Repeat verbatim the lines from the one containing "Give me the matplotlib source for this chart." to the one containing "from matplotlib.patches import Rectangle", ends included, minus any pictures.

Data section –
==================================================

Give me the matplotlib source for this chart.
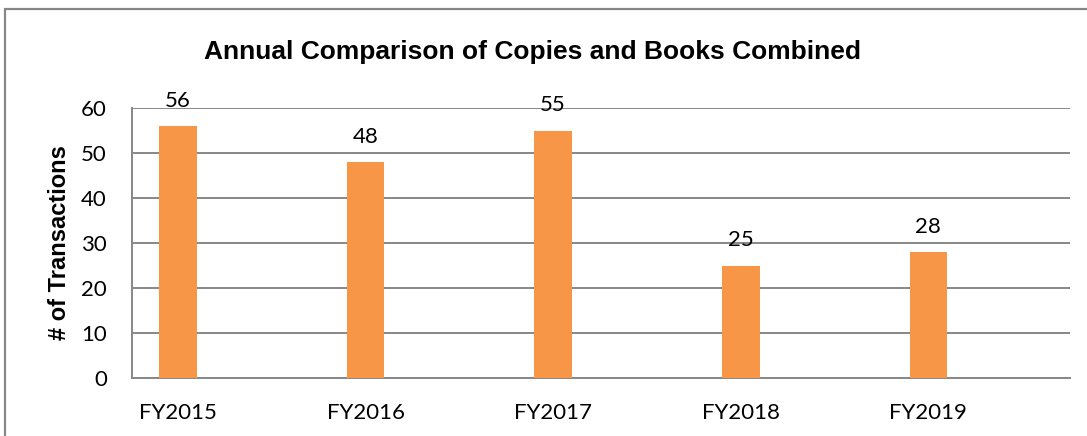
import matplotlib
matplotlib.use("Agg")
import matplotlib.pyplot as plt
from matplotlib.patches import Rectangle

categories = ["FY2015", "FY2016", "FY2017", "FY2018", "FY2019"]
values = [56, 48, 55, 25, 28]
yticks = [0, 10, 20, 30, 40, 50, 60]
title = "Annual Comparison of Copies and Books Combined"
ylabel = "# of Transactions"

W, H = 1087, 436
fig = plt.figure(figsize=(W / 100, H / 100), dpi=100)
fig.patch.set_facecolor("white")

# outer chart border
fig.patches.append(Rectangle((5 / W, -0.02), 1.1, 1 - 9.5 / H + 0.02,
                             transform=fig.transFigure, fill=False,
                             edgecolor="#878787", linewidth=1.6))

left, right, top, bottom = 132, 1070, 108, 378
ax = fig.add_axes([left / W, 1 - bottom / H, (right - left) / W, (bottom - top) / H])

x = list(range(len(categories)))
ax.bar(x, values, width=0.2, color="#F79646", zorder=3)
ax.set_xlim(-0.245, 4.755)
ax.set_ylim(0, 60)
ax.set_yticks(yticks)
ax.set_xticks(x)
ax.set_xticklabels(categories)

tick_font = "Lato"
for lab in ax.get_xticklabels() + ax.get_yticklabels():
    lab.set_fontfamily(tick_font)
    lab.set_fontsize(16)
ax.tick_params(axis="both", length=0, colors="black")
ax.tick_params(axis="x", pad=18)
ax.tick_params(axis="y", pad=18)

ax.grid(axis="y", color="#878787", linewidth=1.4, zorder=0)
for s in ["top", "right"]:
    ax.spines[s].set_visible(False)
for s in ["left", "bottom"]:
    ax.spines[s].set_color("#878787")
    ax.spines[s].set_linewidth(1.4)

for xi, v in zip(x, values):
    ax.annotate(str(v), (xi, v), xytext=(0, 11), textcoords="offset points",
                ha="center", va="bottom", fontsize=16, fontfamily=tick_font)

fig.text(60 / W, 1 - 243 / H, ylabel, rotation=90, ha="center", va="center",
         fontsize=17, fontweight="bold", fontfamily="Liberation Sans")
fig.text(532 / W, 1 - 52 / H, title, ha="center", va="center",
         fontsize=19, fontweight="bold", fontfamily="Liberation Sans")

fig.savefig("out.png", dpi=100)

==================================================

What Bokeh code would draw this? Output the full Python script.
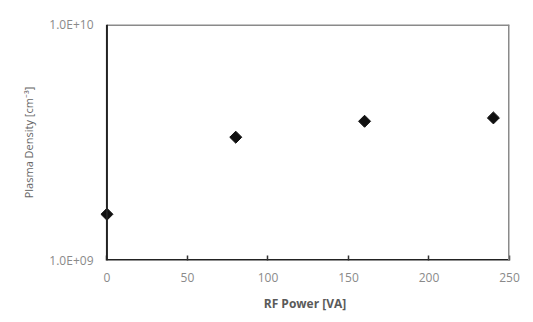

==================================================

Result for this exercise –
Give me the matplotlib source for this chart.
import matplotlib
matplotlib.use("Agg")
import matplotlib.pyplot as plt
from matplotlib.patches import Rectangle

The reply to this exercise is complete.